The news played big on both Pakistan and Indian TV channels last night which debated the topic threadbare.

Indian TV channels spoke to Zardari’s spokesperson Farhatullah Babar and he confirmed to them that Sarabjit was being released.

Then there was a bombshell around midnight with Babar saying it was not Sarabjit but another Indian prisoner Surjeet Singh, who was being released.

Before this sudden about-turn, the news that Sarabjit, convicted for alleged involvement in series of bombings in Pakistan in 1990 despite his protestations of innocence, was being released was greeted with anger by fundamentalist parties.

The Jamaat-e-Islami (JI) and the Jamaat-ud-Dawa (JuD) condemned the move to free Sarabjit.

JI chief Syed Munawar Hasan said that Mumbai terror attacker Ajmal Kasab had been sentenced by India without any evidence and Pakistan had not provided him legal aid.

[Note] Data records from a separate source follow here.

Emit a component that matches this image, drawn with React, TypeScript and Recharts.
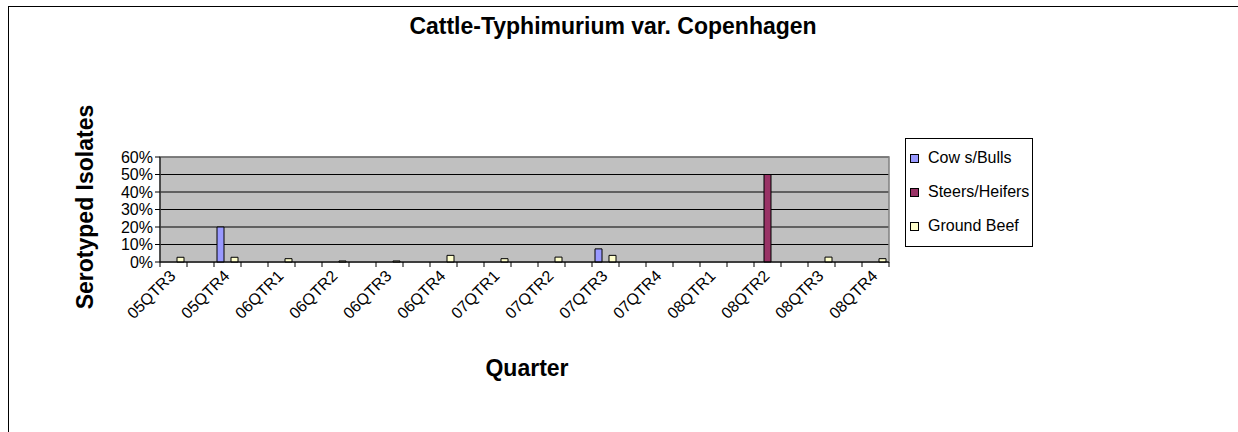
import { BarChart, Bar, XAxis, YAxis, CartesianGrid, ReferenceArea } from 'recharts';

const quarters = [
    '05QTR3', '05QTR4', '06QTR1', '06QTR2', '06QTR3', '06QTR4', '07QTR1',
    '07QTR2', '07QTR3', '07QTR4', '08QTR1', '08QTR2', '08QTR3', '08QTR4',
];
// percent of serotyped isolates
const cowsBulls = [null, 20, null, null, null, null, null, null, 7.5, null, null, null, null, null];
const steersHeifers = [null, null, null, null, null, null, null, null, null, null, null, 50, null, null];
const groundBeef = [2.7, 2.7, 1.9, 0.6, 0.6, 3.8, 1.9, 2.8, 3.8, null, null, null, 2.8, 1.9];
const yTicks = [0, 10, 20, 30, 40, 50, 60];

const series = [
    { key: 'cows', name: 'Cow s/Bulls', color: '#9999FF' },
    { key: 'steers', name: 'Steers/Heifers', color: '#993366' },
    { key: 'ground', name: 'Ground Beef', color: '#FFFFCC' },
];

// Excel left an empty slot between each quarter
const data = quarters.flatMap((q, i) => {
    const row = { name: q, cows: cowsBulls[i], steers: steersHeifers[i], ground: groundBeef[i] };
    return i < quarters.length - 1 ? [row, { name: '' }] : [row];
});

const FONT = '"Liberation Sans", Arial, sans-serif';
const PLOT_W = 729;
const BAND = PLOT_W / data.length;

function QuarterTick(props: any) {
    const { x, y, payload, index } = props;
    const last = index === data.length - 1;
    const tx = x + 3;
    const ty = y + 15;
    return (
        <g>
            <line x1={x - BAND / 2} y1={y} x2={x - BAND / 2} y2={y + 5} stroke="#000" />
            {last && <line x1={x + BAND / 2} y1={y} x2={x + BAND / 2} y2={y + 5} stroke="#000" />}
            {payload.value && (
                <text
                    x={tx}
                    y={ty}
                    textAnchor="end"
                    transform={`rotate(-45, ${tx}, ${ty})`}
                    fontSize={16}
                    fontFamily={FONT}
                    fill="#000"
                >
                    {payload.value}
                </text>
            )}
        </g>
    );
}

export default function App() {
    return (
        <div style={{ position: 'absolute', left: 8, top: 6, width: 1240, height: 440, border: '1px solid #000', background: '#fff', fontFamily: FONT }}>
            <style>{'body{overflow:hidden}'}</style>
            <div style={{ position: 'absolute', left: 604, top: 19, transform: 'translate(-50%, -50%)', fontWeight: 'bold', fontSize: 23, whiteSpace: 'nowrap' }}>
                Cattle-Typhimurium var. Copenhagen
            </div>
            <div style={{ position: 'absolute', left: 76, top: 200, transform: 'translate(-50%, -50%) rotate(-90deg)', fontWeight: 'bold', fontSize: 23, whiteSpace: 'nowrap' }}>
                Serotyped Isolates
            </div>
            <div style={{ position: 'absolute', left: 518, top: 361, transform: 'translate(-50%, -50%)', fontWeight: 'bold', fontSize: 23 }}>
                Quarter
            </div>
            <div style={{ position: 'absolute', left: 896, top: 131, width: 122, border: '1px solid #000', background: '#fff', padding: '2px 0 3px 4px', fontSize: 16 }}>
                {series.map((s) => (
                    <div key={s.key} style={{ display: 'flex', alignItems: 'center', height: 34 }}>
                        <span style={{ width: 7, height: 7, border: '1px solid #000', background: s.color, marginRight: 9, flexShrink: 0 }} />
                        <span style={{ whiteSpace: 'nowrap' }}>{s.name}</span>
                    </div>
                ))}
            </div>
            <BarChart
                width={1238}
                height={430}
                data={data}
                margin={{ top: 150, right: 358, left: 91, bottom: 95 }}
                barSize={7}
                barGap={0}
            >
                <CartesianGrid vertical={false} stroke="#000" fill="#C0C0C0" fillOpacity={1} />
                <ReferenceArea y1={0} y2={60} fill="none" stroke="#808080" strokeWidth={1.5} />
                <XAxis
                    dataKey="name"
                    interval={0}
                    height={80}
                    tickSize={0}
                    tickMargin={0}
                    tickLine={false}
                    axisLine={{ stroke: '#000' }}
                    tick={<QuarterTick />}
                />
                <YAxis
                    width={60}
                    domain={[0, 60]}
                    ticks={yTicks}
                    interval={0}
                    tickFormatter={(v) => `${v}%`}
                    tickSize={5}
                    tickMargin={2}
                    tickLine={{ stroke: '#000' }}
                    axisLine={{ stroke: '#000' }}
                    tick={{ fill: '#000', fontSize: 16, fontFamily: FONT }}
                />
                {series.map((s) => (
                    <Bar
                        key={s.key}
                        dataKey={s.key}
                        name={s.name}
                        fill={s.color}
                        stroke="#000"
                        strokeWidth={1}
                        isAnimationActive={false}
                    />
                ))}
            </BarChart>
        </div>
    );
}
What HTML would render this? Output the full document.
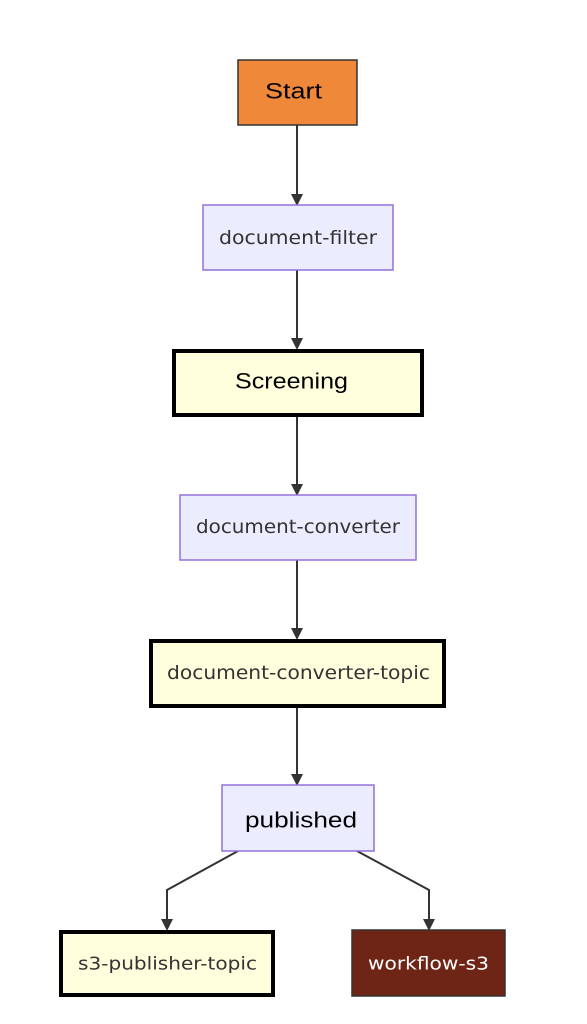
<!DOCTYPE html>
<html><head><meta charset="utf-8"><style>
html,body{margin:0;padding:0;background:#fff;}
svg{display:block;}
text{font-family:"DejaVu Sans","Liberation Sans",sans-serif;text-anchor:middle;dominant-baseline:central;}
.b{font-family:"Liberation Sans",sans-serif;}
</style></head><body>
<svg width="587" height="1024" viewBox="0 0 587 1024">
<defs><marker id="a" markerWidth="12" markerHeight="12" refX="10" refY="6" orient="auto" markerUnits="userSpaceOnUse"><path d="M0,0 L12,6 L0,12 z" fill="#333"/></marker></defs>
<g stroke="#333" stroke-width="2" fill="none" marker-end="url(#a)">
<path d="M297,125 V204"/>
<path d="M297,270 V348"/>
<path d="M297,417 V494"/>
<path d="M297,560 V638"/>
<path d="M297,708 V784"/>
<path d="M238,851 L167,890 V929"/>
<path d="M357,851 L429,890 V929"/>
</g>
<rect x="238" y="60" width="119" height="65" fill="#F0883A" stroke="#333" stroke-width="1.5"/>
<text class="b" x="293.5" y="91" font-size="22" fill="#000" textLength="57" lengthAdjust="spacingAndGlyphs">Start</text>
<rect x="203" y="205" width="190" height="65" fill="#ECECFF" stroke="#9370DB" stroke-width="1.5"/>
<text x="298" y="238" font-size="19" fill="#333" textLength="158" lengthAdjust="spacingAndGlyphs">document-filter</text>
<rect x="174" y="351" width="248" height="64" fill="#FFFFDE" stroke="#000" stroke-width="4"/>
<text class="b" x="291.5" y="381" font-size="22" fill="#000" textLength="113" lengthAdjust="spacingAndGlyphs">Screening</text>
<rect x="180" y="495" width="236" height="65" fill="#ECECFF" stroke="#9370DB" stroke-width="1.5"/>
<text x="298" y="527" font-size="19" fill="#333" textLength="204" lengthAdjust="spacingAndGlyphs">document-converter</text>
<rect x="151" y="641" width="293" height="65" fill="#FFFFDE" stroke="#000" stroke-width="4"/>
<text x="298.5" y="673" font-size="19" fill="#333" textLength="263" lengthAdjust="spacingAndGlyphs">document-converter-topic</text>
<rect x="222" y="785" width="152" height="66" fill="#ECECFF" stroke="#9370DB" stroke-width="1.5"/>
<text class="b" x="301" y="820" font-size="22" fill="#000" textLength="112" lengthAdjust="spacingAndGlyphs">published</text>
<rect x="61" y="932" width="212" height="63" fill="#FFFFDE" stroke="#000" stroke-width="4"/>
<text x="167.5" y="964" font-size="18" fill="#333" textLength="179" lengthAdjust="spacingAndGlyphs">s3-publisher-topic</text>
<rect x="352" y="930" width="153" height="66" fill="#6E2516" stroke="#333" stroke-width="1.5"/>
<text x="428.5" y="964" font-size="18" fill="#fff" textLength="121" lengthAdjust="spacingAndGlyphs">workflow-s3</text>
</svg>
</body></html>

The JuD, the front organisation for terror outfit LeT tweeted, “Not a single demand for #Samjhota Terrorists & innocent Pakistanis in Ind Jails, instead convicted terrorist #sirabjit allowd to live #shame”.

Hamid Mir, one of the country’s most popular anchors, even described Sarabjit as “India’s Ajmal Kasab”.

Even the Pakistan media wondered about sudden turn of events with Dawn describing the development as a U-turn taken by the government in an “unusual way”.

The “case of mistaken identity turned what should have been a moving occasion into international embarrassment”, The Express Tribune said in its front-page report.

There was speculation in the social media, especially Twitter, on whether the government had been forced to backtrack on any possible move to free Sarabjit due to pressure from the powerful security establishment.

The Pakistan Army plays a key role in shaping foreign policy, especially relations with India and the US.

“It is unclear how the mix-up took place – whether it was official quarters whose information was mistaken or if the reporting by the media was the guilty party,” said the report in the Tribune.

Pakistani TV news channels were the first to report yesterday afternoon that the President had commuted Sarabjit’s death sentence to life imprisonment and directed authorities to take steps to release him if he had completed his jail term.

By this morning, most Pakistani TV news channels had stopped reporting on the mix-up over Sarabjit.

A few channels like Geo News featured External Affairs Minister S M Krishna’s appeal to free Sarabjit and all other Indian prisoners in Pakistani jails while others had reports on the dejection among Sarabjit’s relatives in India.

At least three newspapers missed the flip-flop over the Indian prisoners and even carried reports on their front pages that said Sarabjit was to be freed on the President’s orders.